Sweet 16 tips off Thursday, March 26 (starting at 7:10 p.m. ET) and Friday, March 27, so yes—sleep is canceled.
Also: no true mid-major party crashers this year. The Sweet 16 is all major-conference schools again (second straight year), which is basically the NCAA saying, “We’re keeping it corporate.” Fine. We’ll make our own chaos.
So here it is: the Toss Boss power ranking of the remaining 16 teams—based on what we’ve seen, what travels, and who looks like they’ve got that “I’m about to ruin your season on national television” energy.
Let’s toss.
1) Arizona Wildcats
Arizona is the full package: depth, coaching, talent, and the kind of composure that makes other teams start arguing with each other in the huddle. But the real superpower? They live at the free throw line.
And I know, I know—nobody wakes up and says, “Man, I hope this game has 47 combined free throws.” But in March, when the rims get tight and your legs turn into cooked spaghetti, free throws are the emergency generator. Arizona doesn’t just take free throws—they summon them. They can be having a rough shooting night and still keep the scoreboard moving like it’s on a treadmill.
If you’re trying to beat Arizona, you better bring: (1) discipline, (2) depth, and (3) a personal vow to stop reaching.

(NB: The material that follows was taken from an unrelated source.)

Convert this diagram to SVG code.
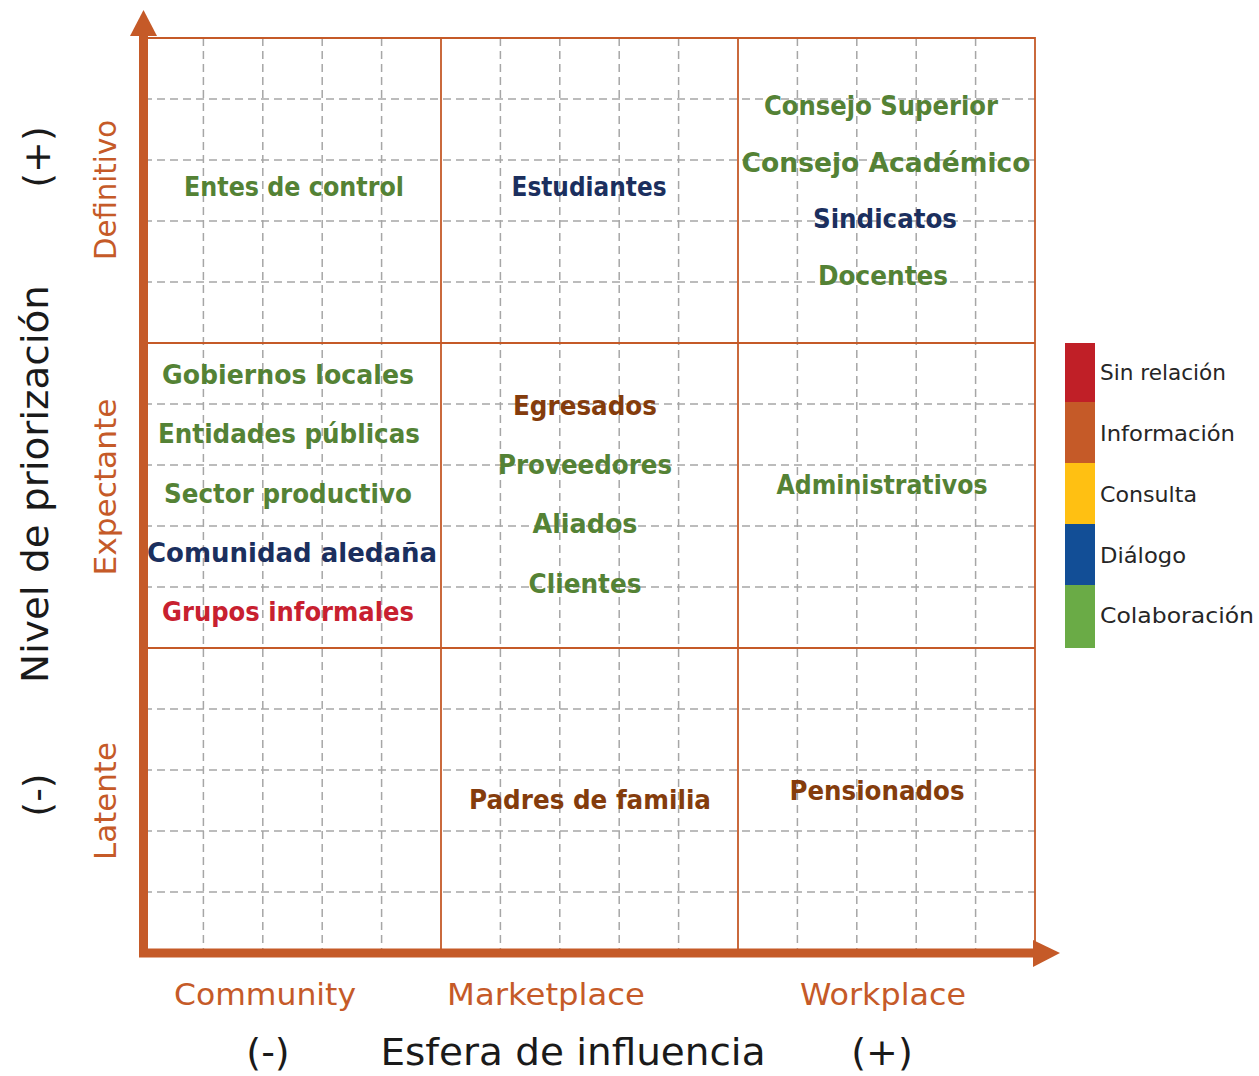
<svg xmlns="http://www.w3.org/2000/svg" width="1259" height="1076" viewBox="0 0 1259 1076">
<style>
.bg{fill:#ffffff}
.dash{stroke:#a6a6a6;stroke-width:1.5;stroke-dasharray:8 5;fill:none}
.major{stroke:#c55a28;stroke-width:1.8;fill:none}
.axis{stroke:#c55a28;stroke-width:9;fill:none}
.head{fill:#c55a28}
.lbl{font-family:"DejaVu Sans","Liberation Sans",sans-serif;font-weight:bold;font-size:27px;text-anchor:middle}
.g{fill:#548235}
.n{fill:#1b2f5e}
.b{fill:#843c0c}
.r{fill:#c8202f}
.cat{font-family:"DejaVu Sans","Liberation Sans",sans-serif;font-size:31px;fill:#c55a28;text-anchor:middle}
.ttl{font-family:"DejaVu Sans","Liberation Sans",sans-serif;font-size:38px;fill:#1a1a1a;text-anchor:middle}
.leg{font-family:"DejaVu Sans","Liberation Sans",sans-serif;font-size:21px;fill:#262626}
</style>
<rect class="bg" x="0" y="0" width="1259" height="1076"/>
<g id="grid">
  <path class="dash" d="M203.4 38V953M262.8 38V953M322.2 38V953M381.6 38V953M500.4 38V953M559.8 38V953M619.2 38V953M678.6 38V953M797.4 38V953M856.8 38V953M916.2 38V953M975.6 38V953"/>
  <path class="dash" d="M144 99H1035M144 160H1035M144 221H1035M144 282H1035M144 404H1035M144 465H1035M144 526H1035M144 587H1035M144 709H1035M144 770H1035M144 831H1035M144 892H1035"/>
  <path class="major" d="M144 38H1035V953M441 38V953M738 38V953M144 343H1035M144 648H1035"/>
</g>
<g id="axes">
  <path class="axis" d="M143.5 957V34"/>
  <polygon class="head" points="143.5,10 130,36 157,36"/>
  <path class="axis" d="M139 953H1035"/>
  <polygon class="head" points="1060,953 1033,940 1033,967"/>
</g>
<g id="labels-y">
  <text class="ttl" transform="translate(48,484) rotate(-90)" textLength="398" lengthAdjust="spacingAndGlyphs">Nivel de priorización</text>
  <text class="ttl" transform="translate(50,157) rotate(-90)">(+)</text>
  <text class="ttl" transform="translate(50,795) rotate(-90)">(-)</text>
  <text class="cat" transform="translate(116,190) rotate(-90)" textLength="140" lengthAdjust="spacingAndGlyphs">Definitivo</text>
  <text class="cat" transform="translate(116,487) rotate(-90)" textLength="177" lengthAdjust="spacingAndGlyphs">Expectante</text>
  <text class="cat" transform="translate(116,801) rotate(-90)" textLength="118" lengthAdjust="spacingAndGlyphs">Latente</text>
</g>
<g id="labels-x">
  <text class="cat" x="265" y="1005" textLength="182" lengthAdjust="spacingAndGlyphs">Community</text>
  <text class="cat" x="546" y="1005" textLength="198" lengthAdjust="spacingAndGlyphs">Marketplace</text>
  <text class="cat" x="883" y="1005" textLength="166" lengthAdjust="spacingAndGlyphs">Workplace</text>
  <text class="ttl" x="268" y="1065">(-)</text>
  <text class="ttl" x="573" y="1065" textLength="385" lengthAdjust="spacingAndGlyphs">Esfera de influencia</text>
  <text class="ttl" x="882" y="1065">(+)</text>
</g>
<g id="node-entes"><text class="lbl g" x="294" y="196" textLength="220" lengthAdjust="spacingAndGlyphs">Entes de control</text></g>
<g id="node-estudiantes"><text class="lbl n" x="589" y="196" textLength="155" lengthAdjust="spacingAndGlyphs">Estudiantes</text></g>
<g id="node-consejo-superior"><text class="lbl g" x="881" y="115" textLength="234" lengthAdjust="spacingAndGlyphs">Consejo Superior</text></g>
<g id="node-consejo-academico"><text class="lbl g" x="886" y="172" textLength="289" lengthAdjust="spacingAndGlyphs">Consejo Académico</text></g>
<g id="node-sindicatos"><text class="lbl n" x="885" y="228" textLength="144" lengthAdjust="spacingAndGlyphs">Sindicatos</text></g>
<g id="node-docentes"><text class="lbl g" x="883" y="285" textLength="130" lengthAdjust="spacingAndGlyphs">Docentes</text></g>
<g id="node-gobiernos"><text class="lbl g" x="288" y="384" textLength="252" lengthAdjust="spacingAndGlyphs">Gobiernos locales</text></g>
<g id="node-entidades"><text class="lbl g" x="289" y="443" textLength="262" lengthAdjust="spacingAndGlyphs">Entidades públicas</text></g>
<g id="node-sector"><text class="lbl g" x="288" y="503" textLength="248" lengthAdjust="spacingAndGlyphs">Sector productivo</text></g>
<g id="node-comunidad"><text class="lbl n" x="292" y="562" textLength="290" lengthAdjust="spacingAndGlyphs">Comunidad aledaña</text></g>
<g id="node-grupos"><text class="lbl r" x="288" y="621" textLength="252" lengthAdjust="spacingAndGlyphs">Grupos informales</text></g>
<g id="node-egresados"><text class="lbl b" x="585" y="415" textLength="144" lengthAdjust="spacingAndGlyphs">Egresados</text></g>
<g id="node-proveedores"><text class="lbl g" x="585" y="474" textLength="174" lengthAdjust="spacingAndGlyphs">Proveedores</text></g>
<g id="node-aliados"><text class="lbl g" x="585" y="533" textLength="105" lengthAdjust="spacingAndGlyphs">Aliados</text></g>
<g id="node-clientes"><text class="lbl g" x="585" y="593" textLength="113" lengthAdjust="spacingAndGlyphs">Clientes</text></g>
<g id="node-administrativos"><text class="lbl g" x="882" y="494" textLength="211" lengthAdjust="spacingAndGlyphs">Administrativos</text></g>
<g id="node-padres"><text class="lbl b" x="590" y="809" textLength="242" lengthAdjust="spacingAndGlyphs">Padres de familia</text></g>
<g id="node-pensionados"><text class="lbl b" x="877" y="800" textLength="175" lengthAdjust="spacingAndGlyphs">Pensionados</text></g>
<g id="legend">
  <rect x="1065" y="343" width="30" height="59" fill="#c01f27"/>
  <rect x="1065" y="402" width="30" height="61" fill="#c55a28"/>
  <rect x="1065" y="463" width="30" height="61" fill="#ffc012"/>
  <rect x="1065" y="524" width="30" height="61" fill="#124e96"/>
  <rect x="1065" y="585" width="30" height="63" fill="#6aab46"/>
  <text class="leg" x="1100" y="380" textLength="126" lengthAdjust="spacingAndGlyphs">Sin relación</text>
  <text class="leg" x="1100" y="441" textLength="135" lengthAdjust="spacingAndGlyphs">Información</text>
  <text class="leg" x="1100" y="502" textLength="97" lengthAdjust="spacingAndGlyphs">Consulta</text>
  <text class="leg" x="1100" y="563" textLength="86" lengthAdjust="spacingAndGlyphs">Diálogo</text>
  <text class="leg" x="1100" y="623" textLength="154" lengthAdjust="spacingAndGlyphs">Colaboración</text>
</g>
</svg>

Up next: Arkansas Toss Boss verdict: If this turns into a whistle-fest, Arizona’s basically playing a home game.
2) Michigan Wolverines
Michigan is what happens when you build a basketball team in a lab and the scientist says, “What if we made them all huge… and also skilled?” They’ve got size, shooting, and a defense that makes you feel like every pass is being judged by a panel.
And I’m saying this through gritted teeth as an Ohio State fan: I hate it, but they’re good. Like, annoyingly good.
The scary part is the versatility. You can’t just say, “Take away the big guy,” because there’s another big guy. And another. And they can all do things. When your 7-foot-3 center is hanging out near the arc like he’s waiting for an Uber, you know you’re in for a long night.
Michigan’s not just winning—they’re winning with options. And in March, options are oxygen.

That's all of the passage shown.